Monday, January 31, 2005

Hope and ambiguity in Iraq

Michael Ignatieff takes us to task for showing a general indifference to Iraqis' fledgling attempt at self-governing and the election that took place yesterday (and was, at least in terms of turnout in what was a relatively quiet day, a successful event).

Just as depressing as the violence in Iraq is the indifference to it abroad. Americans and Europeans who have never lifted a finger to defend their own right to vote seem not to care that Iraqis are dying for the right to choose their own leaders. Why do so few people feel even a tremor of indignation when they see poll workers gunned down in a Baghdad street? Why isn't there a trickle of applause in the press for the more than 6,000 Iraqis actually standing for political office at the risk of their lives? Have we all become so disenchanted that we need Iraqis to remind us what a free election can actually be worth?

Explaining this morose silence requires understanding how support for Iraqi democracy has become the casualty of the corrosive bitterness that still surrounds the initial decision to go to war. Establishing free institutions in Iraq was the best reason to support the war -- now it is the only reason -- and for that very reason democracy there has ceased to be a respectable cause. The administration's ideologues -- the ones who wrote the presidential inaugural and its image of America in the service of ''the Author of Liberty'' -- have managed the nearly impossible: to turn democracy itself into a disreputable slogan. Liberals can't bring themselves to support freedom in Iraq lest they seem to collude with neoconservative bombast. Meanwhile, antiwar ideologues can't support the Iraqis because that would require admitting that positive outcomes can result from bad policies and worse intentions. Finally there are the ideological fools in the Arab world and even a few here at home who think the ''insurgents'' are fighting a just war against American imperialism. All this makes you wonder when the left forgot the proper name for people who bomb polling stations, kill election workers and assassinate candidates. The right name for such people is fascists.

I think Ignatieff is wrong in saying that "Establishing free institutions in Iraq was the best reason to support the war," because that was rarely -- if ever -- articulated by the administration as a reason at all. It was the last reason mentioned, when all other real reasons Bush took us to war (WMD, Saddam/al Qaeda connection, establishing military bases in the middle east to replace those in Saudi Arabia) failed to materialize.

But I think Ignatieff is correct in criticizing the left and the antiwar movement for its lack of support for Iraqis' initial efforts at democracy. It is the same criticism that can be leveled at the Right and the Left for the indifference shown to the Iraqi dead.

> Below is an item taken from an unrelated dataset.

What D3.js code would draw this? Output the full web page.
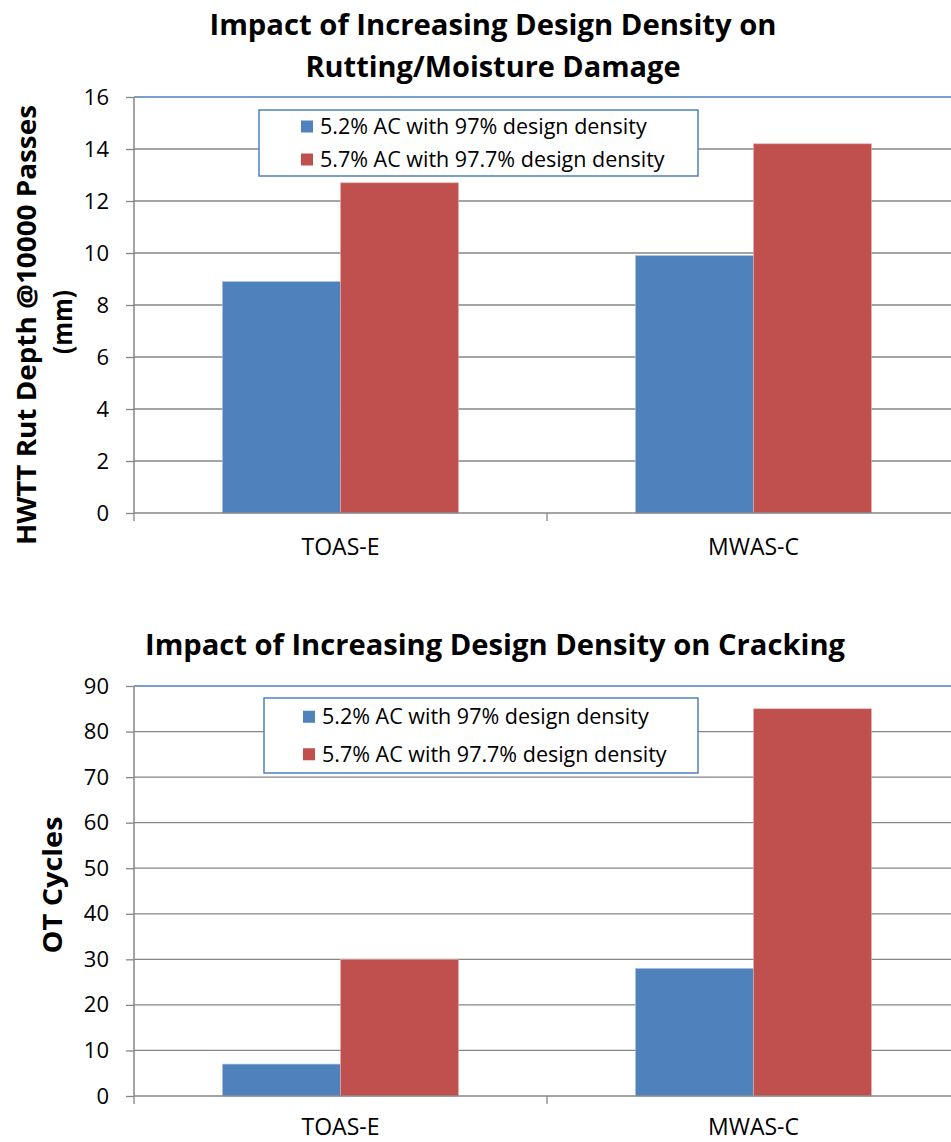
<!DOCTYPE html>
<html><head><meta charset="utf-8">
<script src="https://cdn.jsdelivr.net/npm/d3@7"></script>
<style>body{margin:0;background:#fff}svg{display:block}text{font-family:"Open Sans",sans-serif}</style>
</head><body><svg id="c" width="951" height="1142"></svg>
<script>
const categories = ["TOAS-E", "MWAS-C"];
const seriesNames = ["5.2% AC with 97% design density", "5.7% AC with 97.7% design density"];
const rutLow = [8.9, 9.9];
const rutHigh = [12.7, 14.2];
const otLow = [7, 28];
const otHigh = [30, 85];
const rutTicks = [0, 2, 4, 6, 8, 10, 12, 14, 16];
const otTicks = [0, 10, 20, 30, 40, 50, 60, 70, 80, 90];
const colors = ["#4f81bd", "#c0504d"];

const svg = d3.select("#c");

function chart(cfg) {
  const g = svg.append("g");
  const x = d3.scaleBand().domain(categories).range([cfg.x0, cfg.x0 + 826]);
  const y = d3.scaleLinear().domain([0, cfg.max]).range([cfg.yb, cfg.yt]);
  const sub = d3.scaleBand().domain([0, 1]).range([0, x.bandwidth()]).paddingOuter(0.75).paddingInner(0);
  g.selectAll(".grid").data(cfg.ticks.filter(t => t > 0 && t < cfg.max)).join("line")
    .attr("x1", cfg.x0).attr("x2", 951).attr("y1", d => y(d)).attr("y2", d => y(d))
    .attr("stroke", "#868686").attr("stroke-width", 1.3);
  g.append("line").attr("x1", cfg.x0).attr("x2", 951).attr("y1", y(cfg.max)).attr("y2", y(cfg.max))
    .attr("stroke", "#4f81bd").attr("stroke-width", 1.5);
  const series = [cfg.low, cfg.high];
  series.forEach((vals, si) => {
    g.selectAll(".b" + si).data(categories).join("rect")
      .attr("x", d => x(d) + sub(si)).attr("width", sub.bandwidth())
      .attr("y", (d, i) => y(vals[i])).attr("height", (d, i) => y(0) - y(vals[i]))
      .attr("fill", colors[si]).attr("stroke", si ? "#e6b0ae" : "#a9c0de").attr("stroke-width", 0.6);
  });
  const ya = g.append("g").attr("transform", `translate(${cfg.x0},0)`)
    .call(d3.axisLeft(y).tickValues(cfg.ticks).tickSize(8).tickPadding(17).tickFormat(d3.format("d")));
  ya.select(".domain").attr("stroke", "#868686").attr("stroke-width", 1.5).attr("d", `M0,${cfg.yt}V${cfg.yb}`);
  ya.selectAll(".tick line").attr("stroke", "#868686").attr("stroke-width", 1.3);
  ya.selectAll(".tick text").attr("font-size", 22).attr("fill", "#000").attr("font-family", '"Open Sans",sans-serif');
  const xa = g.append("g").attr("transform", `translate(0,${cfg.yb})`)
    .call(d3.axisBottom(x).tickSize(0).tickPadding(cfg.xpad));
  xa.select(".domain").attr("stroke", "#868686").attr("stroke-width", 1.5).attr("d", `M${cfg.x0},0H951`);
  xa.selectAll(".tick text").attr("font-size", 23).attr("fill", "#000").attr("font-family", '"Open Sans",sans-serif').attr("dy", "0.71em");
  [cfg.x0, cfg.x0 + x.bandwidth()].forEach(px => {
    g.append("line").attr("x1", px).attr("x2", px).attr("y1", cfg.yb).attr("y2", cfg.yb + 8)
      .attr("stroke", "#868686").attr("stroke-width", 1.3);
  });
  const L = cfg.legend;
  g.append("rect").attr("x", L.x).attr("y", L.y).attr("width", L.w).attr("height", L.h)
    .attr("fill", "#fff").attr("stroke", "#4f81bd").attr("stroke-width", 1.5);
  seriesNames.forEach((n, i) => {
    const cy = L.y + L.h * (i * 2 + 1) / 4;
    g.append("rect").attr("x", L.sx).attr("y", cy - 6).attr("width", 12).attr("height", 12).attr("fill", colors[i]);
    g.append("text").attr("x", L.sx + 19).attr("y", cy).attr("dy", "0.35em").attr("font-size", 21.5).text(n);
  });
  cfg.title.forEach((t, i) => {
    g.append("text").attr("x", cfg.tx).attr("y", cfg.ty + i * 42).attr("text-anchor", "middle")
      .attr("font-size", 28).attr("font-weight", "bold")
      .attr("textLength", cfg.tlen[i]).attr("lengthAdjust", "spacingAndGlyphs").text(t);
  });
  cfg.ytitle.forEach((t, i) => {
    g.append("text").attr("transform", `translate(${cfg.ytx[i]},${cfg.yty[i]}) rotate(-90)`)
      .attr("text-anchor", "middle").attr("font-size", 27).attr("font-weight", "bold")
      .attr("textLength", cfg.ylen[i]).attr("lengthAdjust", "spacingAndGlyphs").text(t);
  });
}

chart({x0: 134, yt: 97, yb: 513, max: 16, ticks: rutTicks, low: rutLow, high: rutHigh, xpad: 26,
  legend: {x: 259, y: 110, w: 439, h: 66, sx: 301},
  title: ["Impact of Increasing Design Density on", "Rutting/Moisture Damage"], tx: 493, ty: 35, tlen: [567, 375],
  ytitle: ["HWTT Rut Depth @10000 Passes", "(mm)"], ytx: [36, 72], yty: [325, 322], ylen: [440, 64]});
chart({x0: 134, yt: 686, yb: 1096, max: 90, ticks: otTicks, low: otLow, high: otHigh, xpad: 23,
  legend: {x: 264, y: 698, w: 434, h: 75, sx: 303},
  title: ["Impact of Increasing Design Density on Cracking"], tx: 495, ty: 655, tlen: [700],
  ytitle: ["OT Cycles"], ytx: [62], yty: [885], ylen: [137]});
</script></body></html>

The indifference is the unfortunate byproduct of the ambiguous nature of this war. A war that should have been noble in its aims (freeing the Iraqi people of both a tyrant and crushing sanctions), but was brought about through administration deception and carried out on the quick and the cheap. The ambiguity of U.S. soldiers under-equipped and Iraqis without electricity while we wallow in sanctimony, low interest rates, and massive tax cuts. And it's an ambiguity borne of distrust of the Bush administation intent on having these elections come hell, high water, "fascist" insurgents, and voters who don't even know who they're voting for.

But, as Herbert admits, you must be hardhearted not to admire and applaud the bravery and zeal Iraqis showed yesterday, by all accounts. Yes, we lost in November as 51% of voters chose Bush's mishandling of the war and his creation of an environment in which Abu Ghraibs could exist. But progressives and liberals should not be bitter or indifferent to genuine hope.

At the Darari primary school, east of the Tigris River in central Baghdad, the courtyard teemed with people of all ages, and of all ethnic and religious groups, doing what American military commanders here have urged for so long: standing up for themselves, and laying down a marker, with their votes, that signaled they could not be intimidated into surrendering their rights by the insurgents who have terrorized the country with guns and bombs and butchers' knives.

The voters were the same people, mostly, who crowded polling centers in the fall of 2002, six months before American troops toppled Mr. Hussein, to re-elect him in a one-candidate referendum by an official vote count of 100 percent. Then, all was uniformity, and cries of fealty to the dictator.

On Sunday, everything about the voting resonated with a passion for self-expression, individuals set on their own choices, prepared to walk long distances through streets choked with military checkpoints, and to stand for hours in line to cast their ballots.

It awaits to be seen if this is the turning point that will mark the beginning of real change for Iraq. I rather doubt it, as I think fear and conservative Islam will smother liberal democracy in its crib. But it is the best news that we've had since this bloody adventure began. It is, at best, curmodgeonly not to join the Iraqis in celebrating an historic day.